What is expected:
From the entries below, gather each line containing the word "this".

--- Start of Task inputs ---

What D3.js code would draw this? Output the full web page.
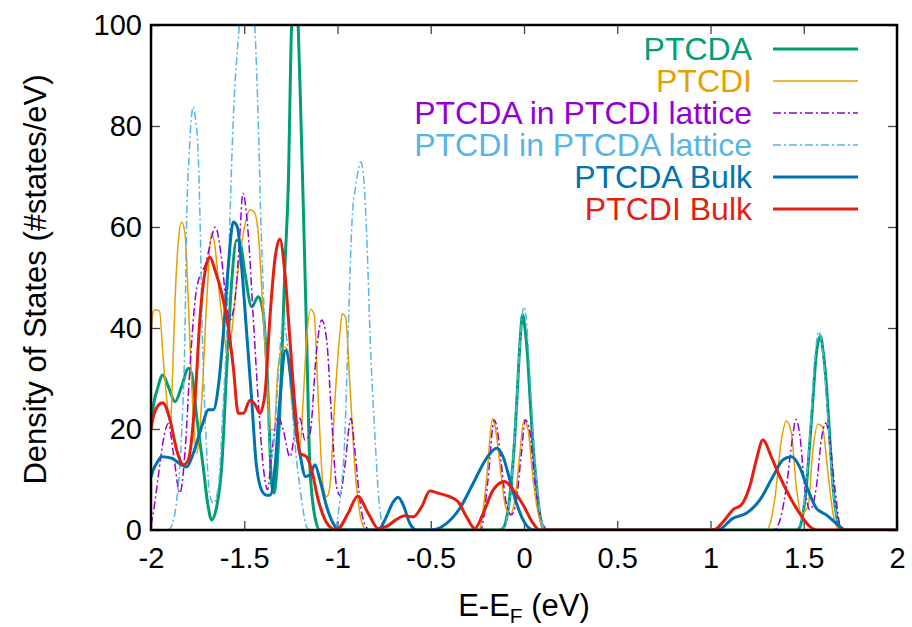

--- End of Task inputs ---
--- Start of Task inputs ---

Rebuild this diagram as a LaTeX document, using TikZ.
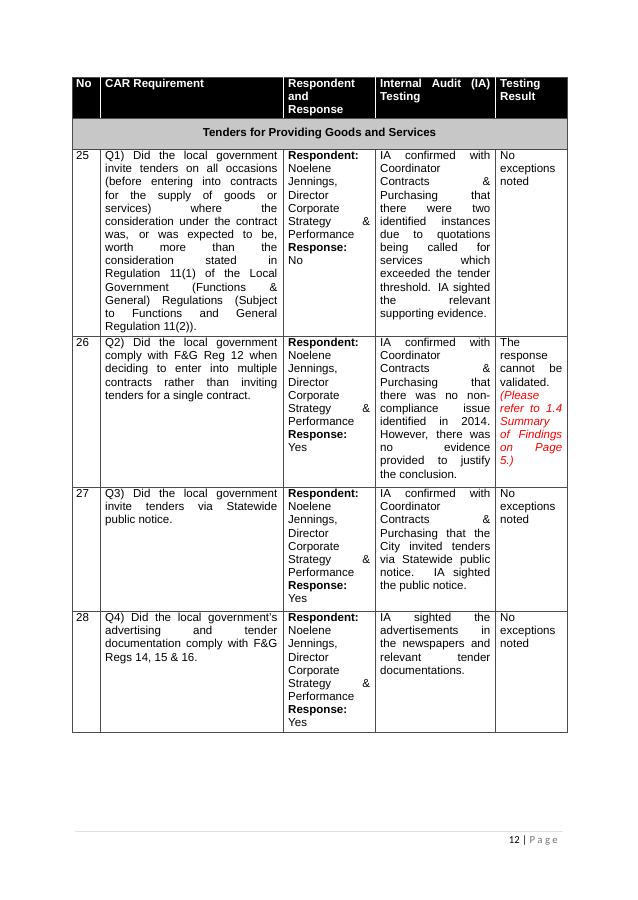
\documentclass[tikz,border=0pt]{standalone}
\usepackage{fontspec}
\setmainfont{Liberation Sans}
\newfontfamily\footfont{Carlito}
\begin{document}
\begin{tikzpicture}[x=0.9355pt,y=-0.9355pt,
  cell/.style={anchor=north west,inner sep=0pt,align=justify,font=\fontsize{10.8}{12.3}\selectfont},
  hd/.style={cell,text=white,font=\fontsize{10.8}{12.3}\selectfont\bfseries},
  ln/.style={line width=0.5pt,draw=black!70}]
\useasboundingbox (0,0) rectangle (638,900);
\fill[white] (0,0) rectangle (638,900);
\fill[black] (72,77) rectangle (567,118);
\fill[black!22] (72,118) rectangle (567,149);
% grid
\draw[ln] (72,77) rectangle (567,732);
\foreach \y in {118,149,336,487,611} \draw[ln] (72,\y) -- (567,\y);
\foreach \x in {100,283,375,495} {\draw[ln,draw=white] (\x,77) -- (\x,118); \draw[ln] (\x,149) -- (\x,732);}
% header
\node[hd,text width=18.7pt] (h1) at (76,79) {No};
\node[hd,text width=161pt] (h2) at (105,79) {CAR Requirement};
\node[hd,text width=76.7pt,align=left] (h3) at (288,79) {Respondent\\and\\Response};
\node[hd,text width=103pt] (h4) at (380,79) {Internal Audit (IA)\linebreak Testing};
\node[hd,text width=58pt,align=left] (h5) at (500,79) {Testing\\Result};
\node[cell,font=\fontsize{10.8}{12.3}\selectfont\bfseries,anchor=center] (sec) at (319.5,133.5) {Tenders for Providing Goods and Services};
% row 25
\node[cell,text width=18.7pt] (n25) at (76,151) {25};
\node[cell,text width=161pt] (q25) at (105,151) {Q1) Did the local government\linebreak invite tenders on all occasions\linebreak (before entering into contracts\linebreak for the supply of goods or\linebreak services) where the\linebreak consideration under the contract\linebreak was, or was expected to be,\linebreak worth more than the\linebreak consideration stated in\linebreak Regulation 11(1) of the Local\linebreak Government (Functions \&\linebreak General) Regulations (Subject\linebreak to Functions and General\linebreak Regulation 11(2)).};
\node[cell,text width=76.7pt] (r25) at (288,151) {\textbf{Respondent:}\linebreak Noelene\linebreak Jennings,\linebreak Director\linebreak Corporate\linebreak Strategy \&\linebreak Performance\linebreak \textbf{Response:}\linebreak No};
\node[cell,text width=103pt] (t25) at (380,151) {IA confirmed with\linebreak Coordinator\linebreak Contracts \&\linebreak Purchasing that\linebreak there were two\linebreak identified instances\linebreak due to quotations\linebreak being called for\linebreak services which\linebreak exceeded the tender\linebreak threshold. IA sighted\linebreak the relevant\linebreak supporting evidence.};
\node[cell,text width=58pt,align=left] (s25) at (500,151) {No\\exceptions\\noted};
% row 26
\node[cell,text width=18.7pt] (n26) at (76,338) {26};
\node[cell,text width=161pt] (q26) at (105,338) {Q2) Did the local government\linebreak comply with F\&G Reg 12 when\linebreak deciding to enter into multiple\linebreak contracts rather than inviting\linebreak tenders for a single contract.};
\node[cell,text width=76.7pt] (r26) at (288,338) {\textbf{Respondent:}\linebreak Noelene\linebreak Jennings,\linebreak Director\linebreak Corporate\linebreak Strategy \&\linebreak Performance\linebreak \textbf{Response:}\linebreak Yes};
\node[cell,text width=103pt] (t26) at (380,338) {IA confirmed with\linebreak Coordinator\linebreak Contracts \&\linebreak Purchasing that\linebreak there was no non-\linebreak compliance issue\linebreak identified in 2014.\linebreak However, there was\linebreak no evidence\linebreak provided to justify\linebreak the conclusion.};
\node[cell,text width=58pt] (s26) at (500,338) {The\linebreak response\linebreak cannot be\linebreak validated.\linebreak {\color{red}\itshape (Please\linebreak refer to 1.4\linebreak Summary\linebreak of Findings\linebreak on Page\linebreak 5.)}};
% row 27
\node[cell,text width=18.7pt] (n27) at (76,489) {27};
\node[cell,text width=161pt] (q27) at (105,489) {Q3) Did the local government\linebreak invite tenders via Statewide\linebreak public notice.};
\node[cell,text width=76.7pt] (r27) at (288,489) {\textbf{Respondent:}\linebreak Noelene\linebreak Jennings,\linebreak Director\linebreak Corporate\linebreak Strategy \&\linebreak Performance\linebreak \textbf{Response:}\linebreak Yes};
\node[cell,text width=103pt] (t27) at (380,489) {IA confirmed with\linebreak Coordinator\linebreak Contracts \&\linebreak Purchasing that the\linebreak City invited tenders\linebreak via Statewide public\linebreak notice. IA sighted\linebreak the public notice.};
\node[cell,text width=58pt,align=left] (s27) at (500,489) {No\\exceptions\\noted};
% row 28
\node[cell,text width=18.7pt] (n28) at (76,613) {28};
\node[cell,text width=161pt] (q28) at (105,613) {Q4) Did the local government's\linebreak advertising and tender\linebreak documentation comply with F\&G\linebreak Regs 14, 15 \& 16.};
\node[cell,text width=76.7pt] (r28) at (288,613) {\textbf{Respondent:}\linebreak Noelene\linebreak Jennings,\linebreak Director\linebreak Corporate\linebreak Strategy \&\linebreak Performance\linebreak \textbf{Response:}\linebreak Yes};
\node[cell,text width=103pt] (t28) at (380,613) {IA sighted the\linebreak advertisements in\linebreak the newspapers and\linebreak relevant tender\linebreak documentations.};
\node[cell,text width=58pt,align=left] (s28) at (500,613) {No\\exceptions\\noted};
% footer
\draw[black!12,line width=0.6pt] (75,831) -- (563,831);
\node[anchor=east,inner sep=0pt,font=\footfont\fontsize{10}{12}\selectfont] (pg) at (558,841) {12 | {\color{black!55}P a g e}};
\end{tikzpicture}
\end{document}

--- End of Task inputs ---

Task output:
What D3.js code would draw this? Output the full web page.
Rebuild this diagram as a LaTeX document, using TikZ.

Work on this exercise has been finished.